[Python-ideas] Add pathlib.Path.write_json and pathlib.Path.read_json

1,021 views
Skip to first unread message

Ram Rachum

unread,
Mar 27, 2017, 8:51:58 AM3/27/17
to python-ideas
Hi guys,

What do you think about adding methods pathlib.Path.write_json and pathlib.Path.read_json , similar to write_text, write_bytes, read_text, read_bytes?

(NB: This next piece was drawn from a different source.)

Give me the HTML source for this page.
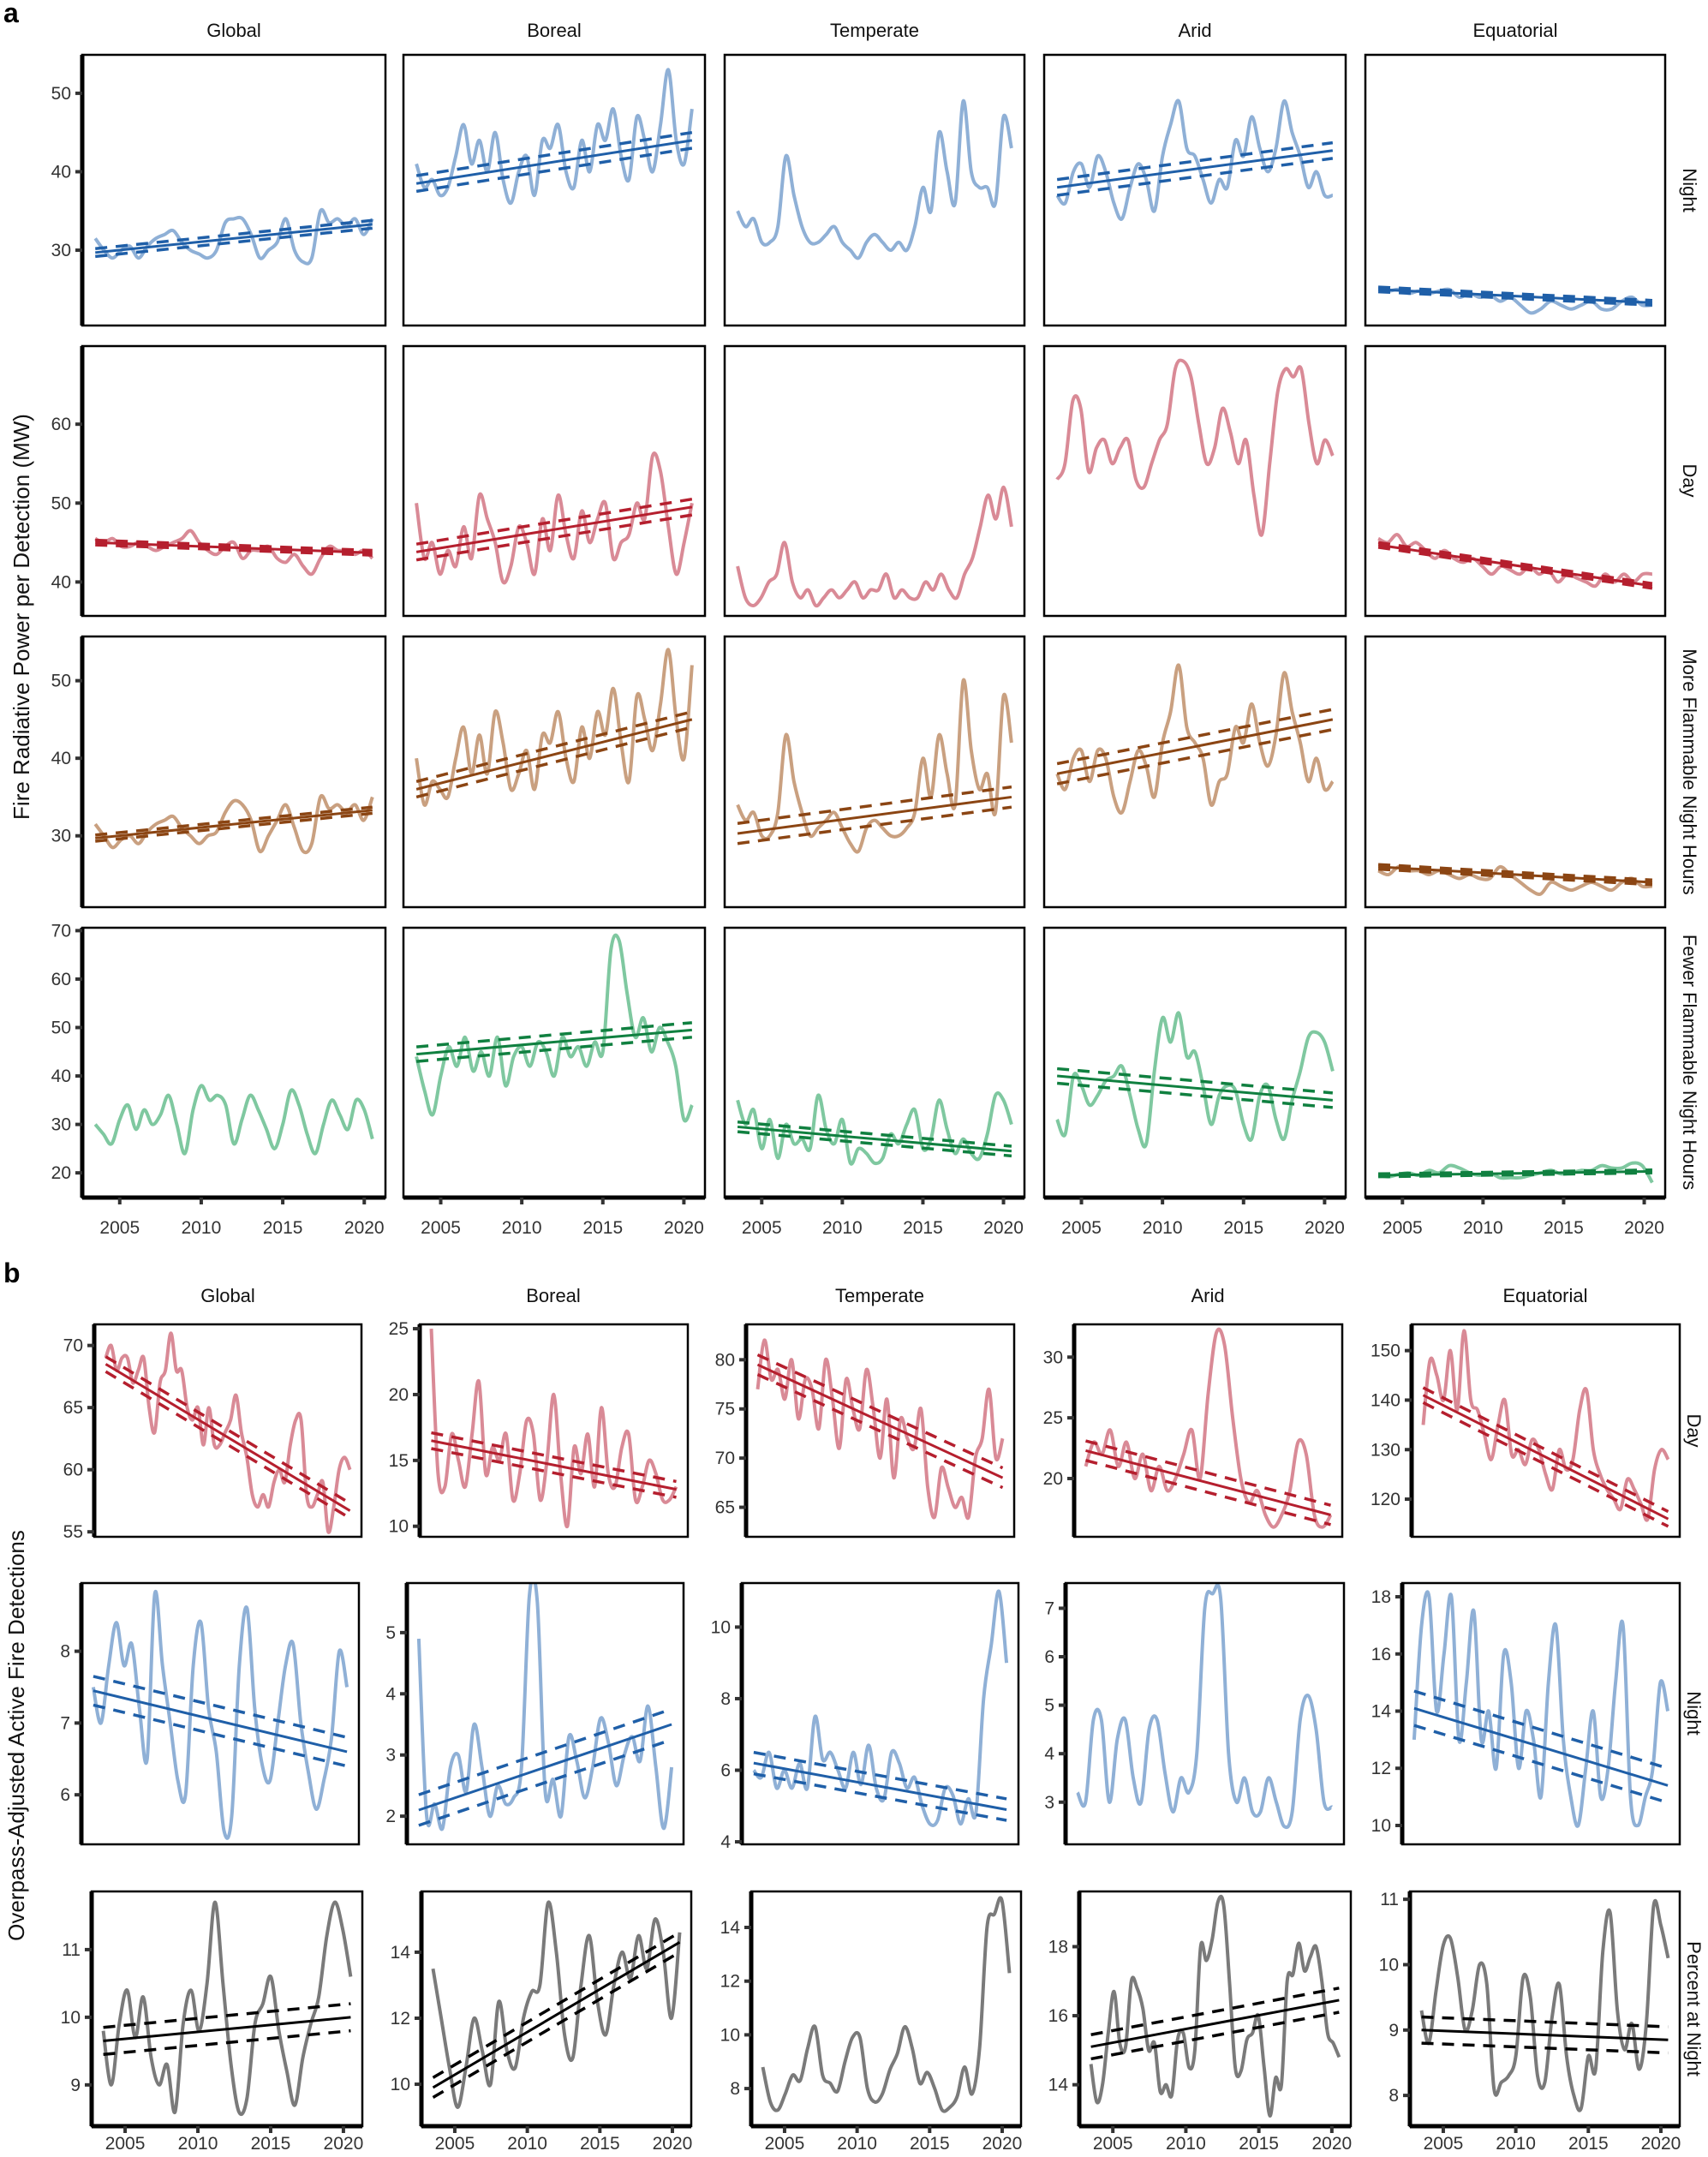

This would make writing / reading JSON to a file a one liner instead of a two-line with clause.


Thanks,
Ram.

Ram Rachum

unread,
Mar 27, 2017, 8:52:37 AM3/27/17
to python-ideas
Oh, and also it saves you from having to import json.

Paul Moore

unread,
Mar 27, 2017, 8:57:29 AM3/27/17
to Ram Rachum, python-ideas
On 27 March 2017 at 13:50, Ram Rachum <r...@rachum.com> wrote:
> This would make writing / reading JSON to a file a one liner instead of a
> two-line with clause.

That hardly seems like a significant benefit...

Paul
_______________________________________________
Python-ideas mailing list
Python...@python.org
https://mail.python.org/mailman/listinfo/python-ideas
Code of Conduct: http://python.org/psf/codeofconduct/

Steve Dower

unread,
Mar 27, 2017, 10:06:53 AM3/27/17
to Paul Moore, Ram Rachum, python-ideas
It was enough of a benefit for text (and I never forget the argument order for writing text to a file, unlike json.dump(file_or_data?, data_or_file?) )

+1

Top-posted from my Windows Phone

From: Paul Moore
Sent: ‎3/‎27/‎2017 5:57
To: Ram Rachum
Cc: python-ideas
Subject: Re: [Python-ideas] Add pathlib.Path.write_json andpathlib.Path.read_json

Markus Meskanen

unread,
Mar 27, 2017, 10:10:00 AM3/27/17
to Steve Dower, Ram Rachum, Python-Ideas
-1, should we also include write_ini, write_yaml, etc?

A class cannot account for everyone who wants to use it in different ways.

Donald Stufft

unread,
Mar 27, 2017, 10:34:26 AM3/27/17
to Ram Rachum, python-ideas

On Mar 27, 2017, at 8:50 AM, Ram Rachum <r...@rachum.com> wrote:

What do you think about adding methods pathlib.Path.write_json and pathlib.Path.read_json , similar to write_text, write_bytes, read_text, read_bytes?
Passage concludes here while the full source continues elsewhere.